Only 25 tags, low confidence. The only one that approaches 50% thresholds, tag_1, was EXTREMELY easy to guess. It was the easiest tag of the easiest and clearest image I could find in the secret set.

Third image, same story:

tag_1: 18.81% | False
tag_2: 8.01% | False
tag_3: 7.54% | False
tag_4: 4.10% | False
tag_5: 2.35% | False
tag_6: 1.03% | False
tag_7: 1.02% | False
tag_8: 0.69% | False
tag_9: 0.49% | False
tag_10: 0.45% | False
tag_11: 0.40% | False
tag_12: 0.38% | False
tag_13: 0.30% | False
tag_14: 0.29% | False
tag_15: 0.20% | False
tag_16: 0.19% | False
tag_17: 0.16% | False
tag_18: 0.13% | False
tag_19: 0.11% | False
tag_20: 0.09% | False
tag_21: 0.04% | False
tag_22: 0.00% | False
tag_23: 0.00% | False

More images, more of the same.

After looking at the tags, I can say with confidence that the tags ARE correct. More than that, in fact: they’re perfect.

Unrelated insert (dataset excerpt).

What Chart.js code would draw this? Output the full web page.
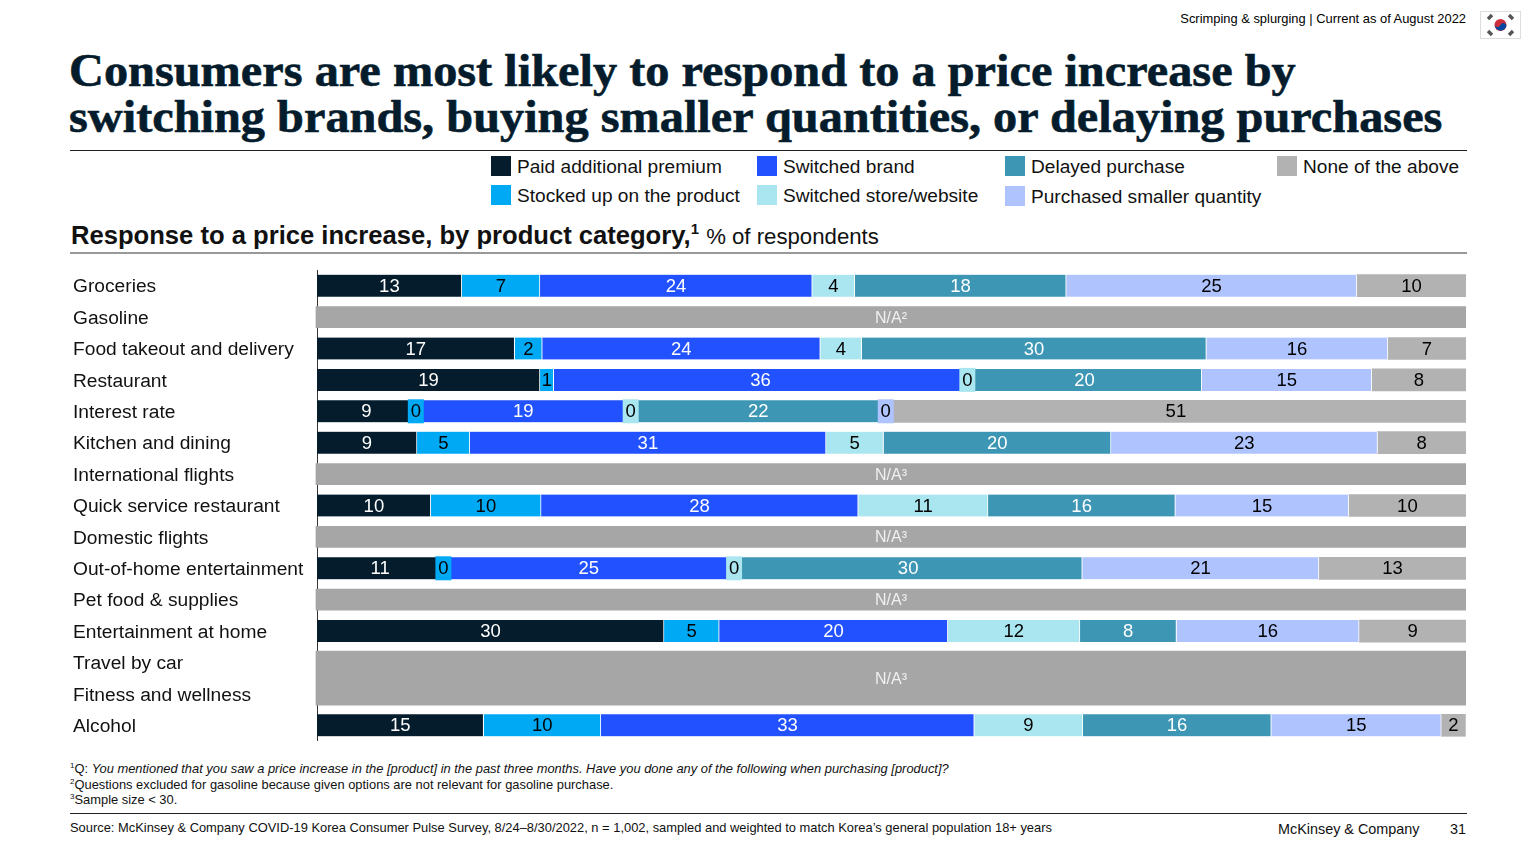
<!DOCTYPE html>
<html>
<head>
<meta charset="utf-8">
<title>Response to a price increase</title>
<script src="https://cdn.jsdelivr.net/npm/chart.js@4"></script>
<style>
    html, body { margin: 0; padding: 0; background: #fff; width: 1536px; height: 864px; overflow: hidden; }
    body { font-family: "Liberation Sans", Arial, sans-serif; color: #000; position: relative; }
    .abs { position: absolute; white-space: nowrap; }
    .title { left: 69px; top: 48px; font: bold 45.5px/45.5px "Liberation Serif", serif; color: #051c2c; -webkit-text-stroke: 0.6px #051c2c; transform: scaleX(1.062); transform-origin: left top; }
    .rule { position: absolute; left: 70px; width: 1397px; }
    .swatch { position: absolute; width: 20px; height: 20px; }
    .legend-text { font-size: 19.1px; line-height: 22px; color: #111; }
    .subtitle { left: 71px; top: 220px; font-size: 25.6px; line-height: 30px; font-weight: bold; color: #111; }
    .subtitle sup { font-size: 15px; line-height: 0; }
    .subtitle span { font-size: 22.2px; font-weight: normal; }
    .note { left: 70px; font-size: 12.9px; line-height: 15px; color: #111; }
    .note sup { font-size: 8px; line-height: 0; }
    canvas { position: absolute; left: 73px; top: 270px; }
</style>
</head>
<body>
<div class="abs" style="right:70px;top:11px;font-size:12.9px;line-height:15px;">Scrimping &amp; splurging | Current as of August 2022</div>
<svg class="abs" style="left:1480px;top:11px" width="41" height="28" viewBox="0 0 41 28">
    <rect x="0.5" y="0.5" width="40" height="27" fill="#fff" stroke="#ddd"/>
    <circle cx="20.5" cy="14" r="6" fill="#cd2e3a"/>
    <path d="M14.8 12.2a6 6 0 0 0 11.4 3.6a3 3 0 0 0-5.7-1.8a3 3 0 0 1-5.7-1.8z" fill="#0047a0"/>
    <g stroke="#555" stroke-width="3.4" fill="none">
        <path d="M8 8l4-4M29 4l4 4M8 20l4 4M29 24l4-4"/>
    </g>
</svg>
<div class="abs title">Consumers are most likely to respond to a price increase by<br>switching brands, buying smaller quantities, or delaying purchases</div>
<div class="rule" style="top:150px;height:1px;background:#222"></div>
<div id="legend"></div>
<div class="abs subtitle">Response to a price increase, by product category,<sup>1</sup> <span>% of respondents</span></div>
<div class="rule" style="top:252px;height:2px;background:#999"></div>
<canvas id="responseChart" width="1393" height="471"></canvas>
<div class="abs note" style="top:761px"><sup>1</sup>Q: <i>You mentioned that you saw a price increase in the [product] in the past three months. Have you done any of the following when purchasing [product]?</i></div>
<div class="abs note" style="top:777px"><sup>2</sup>Questions excluded for gasoline because given options are not relevant for gasoline purchase.</div>
<div class="abs note" style="top:792px"><sup>3</sup>Sample size &lt; 30.</div>
<div class="rule" style="top:813px;height:1px;background:#222"></div>
<div class="abs note" style="top:820px">Source: McKinsey &amp; Company COVID-19 Korea Consumer Pulse Survey, 8/24–8/30/2022, n = 1,002, sampled and weighted to match Korea’s general population 18+ years</div>
<div class="abs" style="left:1278px;top:821px;font-size:14.4px;line-height:16px;color:#111">McKinsey &amp; Company</div>
<div class="abs" style="right:70px;top:821px;font-size:14.4px;line-height:16px;color:#111">31</div>

<script>
// ------------------- Data -------------------
const categories = ['Groceries', 'Gasoline', 'Food takeout and delivery', 'Restaurant', 'Interest rate',
    'Kitchen and dining', 'International flights', 'Quick service restaurant', 'Domestic flights',
    'Out-of-home entertainment', 'Pet food & supplies', 'Entertainment at home', 'Travel by car',
    'Fitness and wellness', 'Alcohol'];

// rows that have answers, index into categories
const answeredRows = [0, 2, 3, 4, 5, 7, 9, 11, 14];

const paidPremium = [12.6, 17.2, 19.4, 8.6, 8.7, 9.9, 11.0, 30.2, 14.5];
const stockedUp = [6.8, 2.4, 1.2, 0, 4.6, 9.6, 0, 4.8, 10.2];
const switchedBrand = [23.7, 24.2, 36.0, 18.7, 31.0, 27.6, 25.3, 19.9, 32.5];
const switchedStore = [3.7, 3.6, 0, 0, 5.0, 11.3, 0, 11.5, 9.45];
const delayedPurchase = [18.4, 30.0, 20.4, 22.2, 19.8, 16.3, 30.3, 8.4, 16.4];
const smallerQuantity = [25.3, 15.8, 14.8, 0, 23.2, 15.1, 20.6, 15.9, 14.8];
const noneOfAbove = [9.5, 6.8, 8.2, 50.5, 7.7, 10.2, 12.8, 9.3, 2.1];

const seriesNames = ['Paid additional premium', 'Stocked up on the product', 'Switched brand', 'Switched store/website',
    'Delayed purchase', 'Purchased smaller quantity', 'None of the above'];
const seriesValues = [paidPremium, stockedUp, switchedBrand, switchedStore, delayedPurchase, smallerQuantity, noneOfAbove];
const seriesColors = ['#051c2c', '#00a9f4', '#2251ff', '#aae6f0', '#3c96b4', '#afc3ff', '#b2b2b2'];
const seriesTextColors = ['#fff', '#000', '#fff', '#000', '#fff', '#000', '#000'];

// N/A rows, the last one sits across Travel by car and Fitness and wellness
const naRows = [1, 6, 8, 10];
const naNotes = ['N/A²', 'N/A³', 'N/A³', 'N/A³'];
const naMergedRow = 12.5;
const naMergedNote = 'N/A³';

// ------------------- Legend -------------------
const legendSlots = [[491, 156], [491, 185], [757, 156], [757, 185], [1005, 156], [1005, 186], [1277, 156]];
const legendEl = document.getElementById('legend');
seriesNames.forEach((name, i) => {
    const [x, y] = legendSlots[i];
    legendEl.innerHTML += `<div class="swatch" style="left:${x}px;top:${y}px;background:${seriesColors[i]}"></div>` +
        `<div class="abs legend-text" style="left:${x + 26}px;top:${y}px">${name}</div>`;
});

// ------------------- Value labels -------------------
const valueLabels = {
    id: 'valueLabels',
    afterDatasetsDraw(chart) {
        const ctx = chart.ctx;
        ctx.save();
        ctx.textAlign = 'center';
        ctx.textBaseline = 'middle';
        chart.data.datasets.forEach((dataset, d) => {
            chart.getDatasetMeta(d).data.forEach((bar, i) => {
                if (dataset.notes) {
                    ctx.font = '16px "Liberation Sans"';
                    ctx.fillStyle = '#f0f0f0';
                    ctx.fillText(dataset.notes[i], bar.x / 2 + bar.base / 2, bar.y + 1);
                    return;
                }
                const value = Math.round(dataset.data[i].x);
                const cx = (bar.x + bar.base) / 2;
                // zero answers still get a small coloured tag
                if (value === 0) {
                    ctx.fillStyle = dataset.backgroundColor;
                    ctx.fillRect(cx - 8, bar.y - 12, 16, 24);
                }
                ctx.font = '18.5px "Liberation Sans"';
                ctx.fillStyle = dataset.labelColor;
                ctx.fillText(value, cx, bar.y + 1);
            });
        });
        ctx.restore();
    }
};

// ------------------- Chart -------------------
function buildDatasets() {
    const datasets = seriesNames.map((name, s) => ({
        label: name,
        data: answeredRows.map((row, i) => ({ x: seriesValues[s][i], y: row })),
        backgroundColor: seriesColors[s],
        labelColor: seriesTextColors[s],
        borderColor: '#fff',
        borderWidth: { right: s < seriesNames.length - 1 ? 1 : 0 },
        borderSkipped: false,
        barThickness: 22
    }));
    datasets.push({
        label: 'N/A',
        data: naRows.map(row => ({ x: [-0.09, 100], y: row })),
        notes: naNotes,
        backgroundColor: '#a6a6a6',
        barThickness: 21,
        clip: false
    });
    datasets.push({
        label: 'N/A merged',
        data: [{ x: [-0.09, 100], y: naMergedRow }],
        notes: [naMergedNote],
        backgroundColor: '#a6a6a6',
        barThickness: 54,
        clip: false
    });
    return datasets;
}

new Chart(document.getElementById('responseChart').getContext('2d'), {
    type: 'bar',
    data: { datasets: buildDatasets() },
    plugins: [valueLabels],
    options: {
        indexAxis: 'y',
        responsive: false,
        animation: false,
        layout: { padding: 0 },
        plugins: { legend: { display: false }, tooltip: { enabled: false } },
        scales: {
            x: { stacked: true, min: 0, max: 100, display: false },
            y: {
                type: 'linear',
                stacked: true,
                reverse: true,
                offset: false,
                min: -0.5,
                max: 14.5,
                afterBuildTicks: scale => { scale.ticks = categories.map((c, i) => ({ value: i })); },
                afterFit: scale => {
                    scale.width = 244;
                    scale.paddingTop = 0;
                    scale.paddingBottom = 0;
                },
                grid: { display: false, drawTicks: false, offset: false },
                border: { display: true, color: '#333', width: 1 },
                ticks: {
                    autoSkip: false,
                    crossAlign: 'far',
                    padding: 0,
                    labelOffset: 1.5,
                    color: '#111',
                    font: { family: '"Liberation Sans"', size: 19.2 },
                    callback: value => categories[value]
                }
            }
        }
    }
});
</script>
</body>
</html>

Even those with less than 1% confidence are spot-on. Zero false positives among all the pictures in the secret set.

These are very uncommon tags, so there’s no way resnet could have known them without fine tuning. So the model has clearly learned from the training set, but the confidence remains low. And because of that (I think), there are a lot of false negative: many of the tags that should have been assigned, are not there. Not even at a 0.01% confidence.

I have absolutely no idea why this is happening. Got any insights? Thanks!

vbakshi · August 27, 2024, 3:45am

I don’t have a lot of experience with multi-target classification but something did stand out to me:

When you create your DataLoaders, you passed it the df (DataFrame). Is it possible that the Learner is expecting a DataFrame in order to make the prediction? Although it is predicting based on the given image so I could be wrong.

Also, could you upload the model and a simple inference notebook example (with the necessary imports and getters) on Kaggle so I could test it out?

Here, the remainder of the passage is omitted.